I know that some people think open source is a popularity contest, but I don't care whether mixing proprietary stuff with open stuff "can work". Indeed, I'd rather people used copyleft licensing to stop the freeloading undertaken by all those "commercial companies" which ends up with open stuff under the hood with the hood welded shut. Those companies should be put in the position of choosing between having to do the hard work themselves or instead making "open access" products where their customers can actually fix stuff instead of throwing it away when a minor flaw becomes too irritating to tolerate any more.
"One wonders why, if the BBC had developed an open source codec back in 2003, that they hadn't developed this to production quality for the iPlayer, avoiding the row over supporting Windows first with a proprietary codec, and at the same time relinquishing their dependence of Real Video."
Because the BBC is now plagued by a bunch of competing interests, some demanding DRM and content restrictions ostensibly so that they can sell content to foreign people, although I imagine it's mostly about siphoning off money for their chums in various production and media houses. In other words, the BBC isn't necessarily thinking about their audience's (and the source of their funds) best interests.
Fingers crossed
Here's hoping. The video tag is one of the most potentially promising features of HTMLv5.
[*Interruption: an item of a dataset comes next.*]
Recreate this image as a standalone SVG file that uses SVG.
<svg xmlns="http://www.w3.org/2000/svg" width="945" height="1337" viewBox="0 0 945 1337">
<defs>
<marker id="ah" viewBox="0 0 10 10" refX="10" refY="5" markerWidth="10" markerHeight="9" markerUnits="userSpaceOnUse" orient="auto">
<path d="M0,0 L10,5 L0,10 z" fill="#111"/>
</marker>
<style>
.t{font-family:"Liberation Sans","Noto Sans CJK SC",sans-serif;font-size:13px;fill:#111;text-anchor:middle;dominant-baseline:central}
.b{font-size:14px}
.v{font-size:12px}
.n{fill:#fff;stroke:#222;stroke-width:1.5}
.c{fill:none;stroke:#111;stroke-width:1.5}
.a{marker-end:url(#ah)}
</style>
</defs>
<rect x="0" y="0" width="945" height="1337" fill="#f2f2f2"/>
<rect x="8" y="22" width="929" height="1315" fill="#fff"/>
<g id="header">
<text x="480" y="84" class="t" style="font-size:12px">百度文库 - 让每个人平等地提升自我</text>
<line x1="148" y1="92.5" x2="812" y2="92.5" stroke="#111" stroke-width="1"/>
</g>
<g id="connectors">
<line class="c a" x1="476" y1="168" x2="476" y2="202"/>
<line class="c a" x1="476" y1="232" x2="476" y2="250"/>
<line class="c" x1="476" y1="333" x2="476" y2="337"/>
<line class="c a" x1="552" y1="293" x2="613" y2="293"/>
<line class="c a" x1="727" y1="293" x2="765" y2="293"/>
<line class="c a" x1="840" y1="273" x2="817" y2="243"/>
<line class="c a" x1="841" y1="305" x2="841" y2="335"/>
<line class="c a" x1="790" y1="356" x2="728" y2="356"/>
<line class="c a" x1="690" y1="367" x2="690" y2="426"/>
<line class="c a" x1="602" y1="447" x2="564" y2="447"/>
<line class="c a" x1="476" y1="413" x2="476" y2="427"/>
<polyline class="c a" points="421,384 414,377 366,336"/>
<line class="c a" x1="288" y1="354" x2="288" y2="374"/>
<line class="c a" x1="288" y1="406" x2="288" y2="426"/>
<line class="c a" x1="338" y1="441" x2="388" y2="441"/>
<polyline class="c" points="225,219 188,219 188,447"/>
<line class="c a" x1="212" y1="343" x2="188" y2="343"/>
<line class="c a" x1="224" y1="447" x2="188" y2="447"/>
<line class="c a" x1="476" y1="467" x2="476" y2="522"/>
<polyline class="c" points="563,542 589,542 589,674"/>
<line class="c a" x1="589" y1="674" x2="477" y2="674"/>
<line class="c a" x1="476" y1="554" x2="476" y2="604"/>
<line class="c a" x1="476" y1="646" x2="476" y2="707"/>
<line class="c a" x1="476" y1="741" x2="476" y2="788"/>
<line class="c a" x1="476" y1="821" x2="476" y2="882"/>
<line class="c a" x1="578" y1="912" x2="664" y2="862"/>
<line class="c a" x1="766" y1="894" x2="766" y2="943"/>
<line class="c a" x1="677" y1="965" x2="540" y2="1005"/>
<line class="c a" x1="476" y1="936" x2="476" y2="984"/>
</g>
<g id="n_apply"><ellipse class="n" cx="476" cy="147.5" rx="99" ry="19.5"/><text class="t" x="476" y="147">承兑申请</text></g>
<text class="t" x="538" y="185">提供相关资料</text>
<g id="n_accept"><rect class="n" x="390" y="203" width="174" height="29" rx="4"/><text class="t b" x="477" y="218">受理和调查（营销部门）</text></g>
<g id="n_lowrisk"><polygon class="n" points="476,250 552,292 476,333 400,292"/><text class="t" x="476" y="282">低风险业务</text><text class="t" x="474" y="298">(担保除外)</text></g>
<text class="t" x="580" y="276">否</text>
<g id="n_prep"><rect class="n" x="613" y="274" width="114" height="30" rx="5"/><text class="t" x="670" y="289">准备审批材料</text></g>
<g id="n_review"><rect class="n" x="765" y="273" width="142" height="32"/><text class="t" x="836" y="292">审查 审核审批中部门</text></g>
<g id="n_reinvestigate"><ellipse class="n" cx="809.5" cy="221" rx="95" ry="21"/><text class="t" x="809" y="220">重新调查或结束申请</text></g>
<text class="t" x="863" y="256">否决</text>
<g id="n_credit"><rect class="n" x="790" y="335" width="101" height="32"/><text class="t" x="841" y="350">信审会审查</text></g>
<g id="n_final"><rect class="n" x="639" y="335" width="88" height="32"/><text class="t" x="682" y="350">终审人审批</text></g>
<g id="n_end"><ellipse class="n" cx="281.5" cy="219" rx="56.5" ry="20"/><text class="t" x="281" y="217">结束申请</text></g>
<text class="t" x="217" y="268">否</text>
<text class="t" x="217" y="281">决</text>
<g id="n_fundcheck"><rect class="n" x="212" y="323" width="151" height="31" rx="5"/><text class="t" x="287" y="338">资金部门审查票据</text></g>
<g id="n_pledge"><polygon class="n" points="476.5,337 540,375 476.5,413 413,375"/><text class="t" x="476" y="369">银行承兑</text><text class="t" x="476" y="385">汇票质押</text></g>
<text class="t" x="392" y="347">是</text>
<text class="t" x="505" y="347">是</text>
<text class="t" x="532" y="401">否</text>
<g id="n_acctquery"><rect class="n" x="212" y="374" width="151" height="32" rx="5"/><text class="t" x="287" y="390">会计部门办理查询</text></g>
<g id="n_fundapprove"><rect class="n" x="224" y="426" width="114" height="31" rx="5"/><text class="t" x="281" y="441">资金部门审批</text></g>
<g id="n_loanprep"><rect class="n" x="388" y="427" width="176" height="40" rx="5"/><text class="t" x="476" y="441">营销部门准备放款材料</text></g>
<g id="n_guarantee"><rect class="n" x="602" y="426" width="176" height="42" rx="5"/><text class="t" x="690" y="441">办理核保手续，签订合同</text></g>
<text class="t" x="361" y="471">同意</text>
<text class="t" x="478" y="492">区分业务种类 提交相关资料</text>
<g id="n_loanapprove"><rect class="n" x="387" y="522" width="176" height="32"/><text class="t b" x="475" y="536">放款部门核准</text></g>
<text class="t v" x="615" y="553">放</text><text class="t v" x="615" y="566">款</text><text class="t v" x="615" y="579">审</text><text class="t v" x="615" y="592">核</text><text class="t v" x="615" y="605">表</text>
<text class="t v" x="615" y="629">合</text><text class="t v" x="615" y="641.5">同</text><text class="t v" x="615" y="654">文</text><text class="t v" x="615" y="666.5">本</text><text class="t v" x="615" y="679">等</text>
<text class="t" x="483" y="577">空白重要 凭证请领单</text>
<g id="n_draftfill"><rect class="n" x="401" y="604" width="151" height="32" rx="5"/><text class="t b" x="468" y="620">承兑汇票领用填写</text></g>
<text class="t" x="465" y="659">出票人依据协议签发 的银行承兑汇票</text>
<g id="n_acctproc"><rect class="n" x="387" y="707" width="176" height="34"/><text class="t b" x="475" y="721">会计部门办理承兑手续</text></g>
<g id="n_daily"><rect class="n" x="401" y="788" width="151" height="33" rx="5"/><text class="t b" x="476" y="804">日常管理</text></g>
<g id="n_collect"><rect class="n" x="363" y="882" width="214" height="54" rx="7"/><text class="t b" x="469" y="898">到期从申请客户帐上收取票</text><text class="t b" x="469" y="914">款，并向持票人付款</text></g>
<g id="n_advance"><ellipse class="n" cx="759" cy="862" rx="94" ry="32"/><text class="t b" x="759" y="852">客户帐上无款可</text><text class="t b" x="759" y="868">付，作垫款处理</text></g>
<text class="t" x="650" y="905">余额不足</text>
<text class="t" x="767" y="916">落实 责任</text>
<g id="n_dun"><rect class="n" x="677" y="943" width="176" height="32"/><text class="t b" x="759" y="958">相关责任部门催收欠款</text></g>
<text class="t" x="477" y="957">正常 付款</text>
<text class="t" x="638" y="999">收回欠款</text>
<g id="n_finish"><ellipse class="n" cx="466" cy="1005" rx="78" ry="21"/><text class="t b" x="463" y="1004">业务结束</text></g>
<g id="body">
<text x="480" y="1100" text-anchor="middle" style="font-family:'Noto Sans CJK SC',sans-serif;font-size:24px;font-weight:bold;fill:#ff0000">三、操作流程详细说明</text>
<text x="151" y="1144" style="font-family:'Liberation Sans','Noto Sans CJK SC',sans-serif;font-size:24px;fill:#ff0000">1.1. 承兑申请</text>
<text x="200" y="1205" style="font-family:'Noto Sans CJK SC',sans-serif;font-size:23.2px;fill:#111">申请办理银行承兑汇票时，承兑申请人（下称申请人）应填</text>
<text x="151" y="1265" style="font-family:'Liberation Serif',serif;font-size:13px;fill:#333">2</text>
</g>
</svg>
It would be really nice if google release the codecs along the lines of
"You can use this technology royalty free, as long as you're not a patent troll, in which case you can't"
2. Buy shares in Washington State furniture companies.
3. Convert You Tube to use the new codec.
4. Watch the chairs fly!
5 Profit!
@Mosh Jahan - An open standard can't mandate a propietery technology that needs to be licenced (it would no longer be an open standard as there would be a barrier to implementation - money). This is why there's a debate. You're right that some of the current H264 patent holders are f**kwards.
Compression-rate improvement in video codecs has been very modest
Cliff says: "For those who don't get why codec choice is so important, the last few percent in filesize reduction for a specified quality can make a huge difference when streaming videos...."
On the contrary, a few percent filesize reduction is just a few percent and this is simply very little and arguably practically negligible. To put the same thing the other way around, when you have a specified filesize, the improvement in picture quality from using a VP6 (or VP8) encoder is barely perceptible against VP3, and you'd have to concentrate carefully to see it. It's worthwhile if it's free, but I'd argue it's not worth paying for. More generally, over the past decade the improvement in the compression rate of the state-of-the-art video codecs has been very modest, whereas there have been major improvements in bandwidth and more major bandwidth improvements are coming.